Scraping the pulp containing the seed with a teaspoon.
Transfer pulp to a fine mesh sieve. Gently massage the lumps of pulp with your thumb and forefinger while spraying with a low-pressure jet of water. This will push most of the seeds from the pulp. Pick out the larger pieces of pulp, which should leave you with a mixture of seeds and a soft pulp slurry.
Separating the larger pieces of pulp from the seeds with the use of low-pressure water whilst gently massaging the pulp to help separate the seeds..
Spray the seeds with a high-pressure hose until all the remaining soft pulp has been pushed through the sieve and you are left with just the seeds.
Removing the remaining pulp with a high-pressure hose.

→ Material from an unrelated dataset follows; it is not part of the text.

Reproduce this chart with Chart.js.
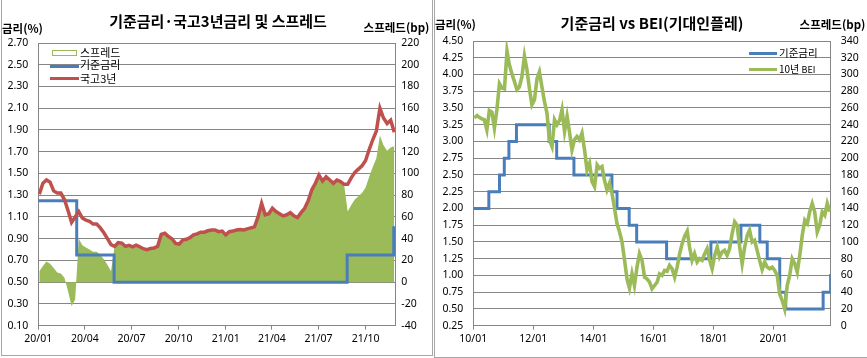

Tap the sieve’s bottom on several sheets of newspaper so that the newspaper absorbs most of the excess water, then tip the seeds onto some more dry newspaper. Place the newspaper containing the seeds in a dry place away from direct sunlight.
Tapping the base of the sieve onto newspaper to absorb excess water.
Leave the seeds on the newspaper to dry for a couple of days. They can be left in any spot where it is warm and dry with good ventilation, but do not place the seeds in direct sunlight as too much heat may kill the seeds.
Once the seeds are completely dry place them in a dry container and label it with the variety of eggplant saved and the year it was saved. If eggplant seeds are kept dry and not exposed to extreme heat they should be viable for four years. A variety of containers can be used to store the seeds, including old envelopes, plastic coin bags, small tins and jars.
Continue to collect new seeds every two or three years. If you find that the eggplants grown using your stored seeds are not growing true to type then discard the seeds and buy some replacement seed stock.
Clean and dry eggplant seeds ready to be stored.